Published: Apr 11, 2012
By Christian Berthelsen
Of DOW JONES NEWSWIRES
Analysts and traders expect government data scheduled for release
Thursday to show a slightly larger-than-average build in natural-gas
inventories.
The U.S. Energy Information Administration is expected to
report that 25.5 billion cubic feet of gas were added to storage during the week
ended April 6, according to the average prediction of 17 analysts and traders in
a Dow Jones Newswires survey.
The EIA is scheduled to release its storage
data Thursday at 10:30 a.m. EDT.
The survey's median result was a build
of 23 billion cubic feet, with a high estimate of a 40-bcf build and a low of a
19-bcf injection.

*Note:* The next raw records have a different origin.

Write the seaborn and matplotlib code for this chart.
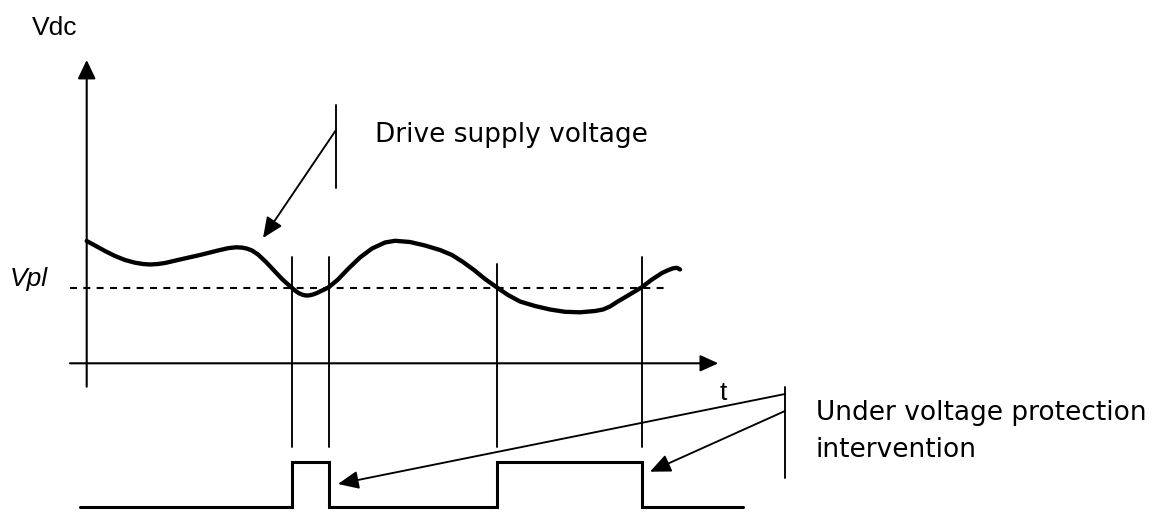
import matplotlib
matplotlib.use("Agg")
import matplotlib.pyplot as plt
import seaborn as sns
import pandas as pd

sns.set_theme(style="white")
plt.rcParams["lines.scale_dashes"] = False
plt.rcParams["font.family"] = ["DejaVu Sans"]

# Drive supply voltage trace (canvas units: x to the right, y downwards)
vdc_t = [86.7, 95, 105, 115, 125, 135, 143, 150, 158, 165, 180, 200, 218, 228,
         236, 242, 247, 252, 258, 266, 274, 282, 287, 291, 295, 299, 303, 306,
         309, 313, 317, 321, 325, 329, 338, 348, 360, 372, 385, 395, 410, 425,
         440, 452, 463, 474, 485, 497, 508, 520, 535, 550, 565, 580, 595, 603,
         610, 617, 628, 641.7, 652, 662, 668, 673, 677, 680]
vdc_v = [241, 245.5, 251, 256, 260, 262.7, 264, 264.5, 264, 263, 259.5, 255,
         250.5, 248.2, 247.3, 247.6, 248.6, 250.5, 254.5, 262, 270.5, 279, 283.5,
         287, 290.5, 293.3, 294.9, 295.5, 295.4, 294.5, 293, 291, 289.2, 287,
         279.5, 269, 257.5, 248.5, 242.5, 240.8, 242, 245.5, 250, 255, 262, 270,
         279, 287.5, 295, 301.5, 306, 309.5, 311.8, 312.3, 311, 309.5, 306.5,
         302, 295.5, 287.3, 279.5, 273, 270.2, 268.3, 267.8, 269.5]

# Undervoltage threshold level and its crossings
vpl_level = 287.5
vpl_span = [70, 665]
crossings = [291.7, 329.3, 496.7, 641.7]
crossing_top = [256.7, 256.7, 264.0, 256.7]
crossing_bottom = 446.7

# Protection signal (step edges and levels)
prot_edges = [80, 291.7, 329.3, 496.7, 641.7, 743]
prot_levels = [506.5, 462.3, 506.5, 462.3, 506.5, 506.5]

fig = plt.figure(figsize=(11.64, 5.12), dpi=100)
ax = fig.add_axes([0, 0, 1, 1])
ax.set_xlim(0, 1164)
ax.set_ylim(512, 0)
ax.set_axis_off()

K = "black"
thin = 1.35

# axes with arrowheads
ax.annotate("", xy=(86.7, 60), xytext=(86.7, 386.7),
            arrowprops=dict(arrowstyle="-|>,head_length=1.15,head_width=0.55",
                            mutation_scale=10, lw=1.5, color=K,
                            shrinkA=0, shrinkB=0))
ax.annotate("", xy=(718.3, 363.3), xytext=(70, 363.3),
            arrowprops=dict(arrowstyle="-|>,head_length=1.1,head_width=0.5",
                            mutation_scale=10, lw=1.5, color=K,
                            shrinkA=0, shrinkB=0))

# threshold line
ax.plot(vpl_span, [vpl_level, vpl_level], color=K, lw=1.5, dashes=[5.0, 4.6])

# crossing markers
for x0, y0 in zip(crossings, crossing_top):
    ax.plot([x0, x0], [y0, crossing_bottom], color=K, lw=thin)

# supply voltage curve
df = pd.DataFrame({"t": vdc_t, "v": vdc_v})
sns.lineplot(data=df, x="t", y="v", sort=False, color=K, lw=3.1, ax=ax,
             solid_capstyle="round", solid_joinstyle="round")

# protection signal
pdf = pd.DataFrame({"t": prot_edges, "s": prot_levels})
sns.lineplot(data=pdf, x="t", y="s", sort=False, color=K, lw=2.2, ax=ax,
             drawstyle="steps-post", solid_joinstyle="miter")

# callout: drive supply voltage
ax.plot([336, 336], [105, 188], color=K, lw=thin)
ax.annotate("", xy=(263, 238), xytext=(336, 130),
            arrowprops=dict(arrowstyle="-|>,head_length=1.25,head_width=0.55",
                            mutation_scale=10, lw=thin, color=K,
                            shrinkA=0, shrinkB=0))
ax.text(375, 141.7, "Drive supply voltage", fontsize=19, va="baseline",
        ha="left", color=K, family="DejaVu Sans")

# callout: undervoltage protection
ax.plot([785, 785], [386.7, 478.3], color=K, lw=thin)
ax.annotate("", xy=(338, 484), xytext=(785, 394),
            arrowprops=dict(arrowstyle="-|>,head_length=1.25,head_width=0.55",
                            mutation_scale=10, lw=thin, color=K,
                            shrinkA=0, shrinkB=0))
ax.annotate("", xy=(650, 471.7), xytext=(785, 411),
            arrowprops=dict(arrowstyle="-|>,head_length=1.25,head_width=0.55",
                            mutation_scale=10, lw=thin, color=K,
                            shrinkA=0, shrinkB=0))
ax.text(816, 420, "Under voltage protection", fontsize=19, va="baseline",
        ha="left", color=K, family="DejaVu Sans")
ax.text(816, 457.3, "intervention", fontsize=19, va="baseline",
        ha="left", color=K, family="DejaVu Sans")

# axis labels
ax.text(31.7, 35, "Vdc", fontsize=19, va="baseline", ha="left", color=K,
        family="Liberation Sans")
ax.text(723.5, 400, "t", fontsize=19, va="baseline", ha="center", color=K,
        family="Liberation Sans")
ax.text(10, 286, "Vpl", fontsize=19, va="baseline", ha="left", color=K,
        family="Liberation Sans", style="italic")

fig.savefig("out.png", dpi=100)
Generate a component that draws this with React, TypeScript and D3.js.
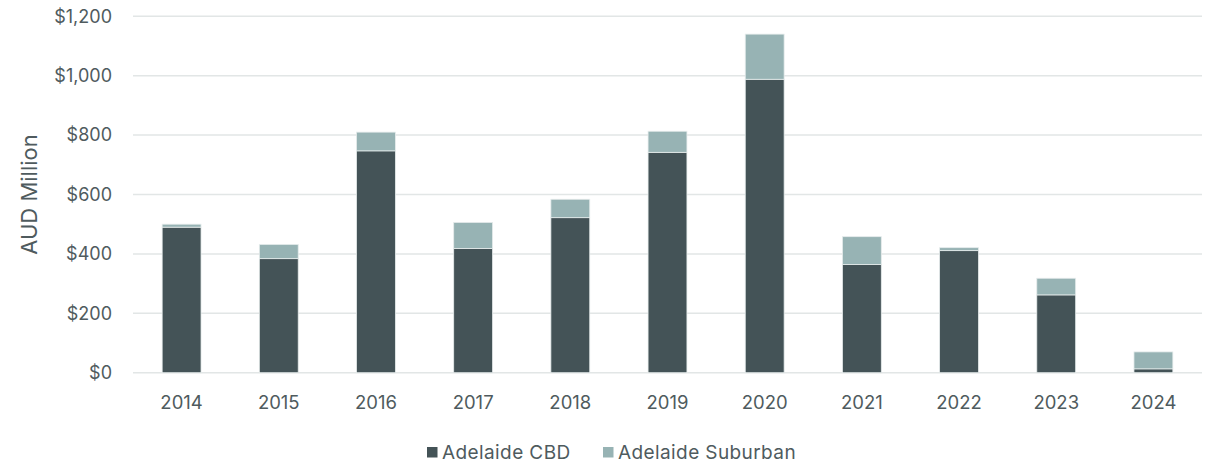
import React from "react";
import * as d3 from "d3";

const years = ["2014","2015","2016","2017","2018","2019","2020","2021","2022","2023","2024"];
const cbd = [490, 384, 747, 418, 522, 742, 988, 364, 411, 262, 13];
const suburban = [10, 48, 63, 88, 62, 71, 152, 94, 10, 56, 57];
const yTicks = [0, 200, 400, 600, 800, 1000, 1200];
const seriesNames = ["Adelaide CBD", "Adelaide Suburban"];
const seriesColors = ["#445357", "#97b3b4"];

const W = 1215, H = 463;
const left = 133, right = 1202, top = 16.3, bottom = 372.7;
const textColor = "#4f5b5e";
const font = "Inter, 'Noto Sans', sans-serif";

export default function App() {
  const x = d3.scaleBand<string>().domain(years).range([left, right]).paddingInner(0.6).paddingOuter(0.3);
  const y = d3.scaleLinear().domain([0, 1200]).range([bottom, top]);
  const fmt = (v: number) => "$" + d3.format(",")(v);
  const rows = years.map((yr, i) => ({ yr, CBD: cbd[i], Sub: suburban[i] }));
  const stack = d3.stack<any>().keys(["CBD", "Sub"])(rows);

  return (
    <svg width={W} height={H} style={{ position: "absolute", left: 0, top: 0, background: "#fff" }} fontFamily={font}>
      {yTicks.map(t => (
        <g key={t}>
          <line x1={left} x2={right} y1={y(t)} y2={y(t)} stroke="#e2e6e6" strokeWidth={1.5} />
          <text x={112} y={y(t)} dy="0.35em" textAnchor="end" fontSize={18} fill={textColor}>{fmt(t)}</text>
        </g>
      ))}
      {stack.map((s, si) => (
        <g key={si} fill={seriesColors[si]}>
          {s.map((d, i) => (
            <rect key={i} x={x(years[i])} width={x.bandwidth()} y={y(d[1])} height={y(d[0]) - y(d[1])}
              stroke="#e6ecec" strokeWidth={0.8} />
          ))}
        </g>
      ))}
      {years.map(yr => (
        <text key={yr} x={(x(yr) as number) + x.bandwidth() / 2} y={403} dy="0.35em" textAnchor="middle" fontSize={18.5} fill={textColor}>{yr}</text>
      ))}
      <text transform={`translate(29,${(top + bottom) / 2}) rotate(-90)`} textAnchor="middle" dy="0.35em" fontSize={22} fill={textColor}>AUD Million</text>
      <g>
        <rect x={427} y={447} width={10.5} height={10.5} fill={seriesColors[0]} />
        <text x={442} y={452} dy="0.35em" fontSize={19} letterSpacing={0.4} fill={textColor}>{seriesNames[0]}</text>
        <rect x={603} y={447} width={10.5} height={10.5} fill={seriesColors[1]} />
        <text x={618} y={452} dy="0.35em" fontSize={19} letterSpacing={0.4} fill={textColor}>{seriesNames[1]}</text>
      </g>
    </svg>
  );
}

The storage estimate is seven bcf higher than last year's
build in storage for the same week and 3.5 bcf higher than the 22-bcf five-year
average build for that week.
If the storage estimate is correct,
inventories as of April 6 will total 2.505 trillion cubic feet, 59.8% above the
five-year average and 56.6% above last year's level for the same
week.
Warmer-than-normal temperatures and robust production have weakened
supply-demand fundamentals and left stored inventories at record levels. Prices
have plummeted as a result, with natural-gas futures breaking below $2/MMBtu
Wednesday for the first time since January 2002 and cash-market prices at some
physical hubs also trading well below that. Market weakness is expected to
continue for the foreseeable future, as above-normal temperatures in the eastern
U.S. undercut late-season heating demand.
"Given the strong supply/weak
demand imbalance in place, [natural gas] is unable to encourage buyers back into
the market," research firm Summit Energy said in a note.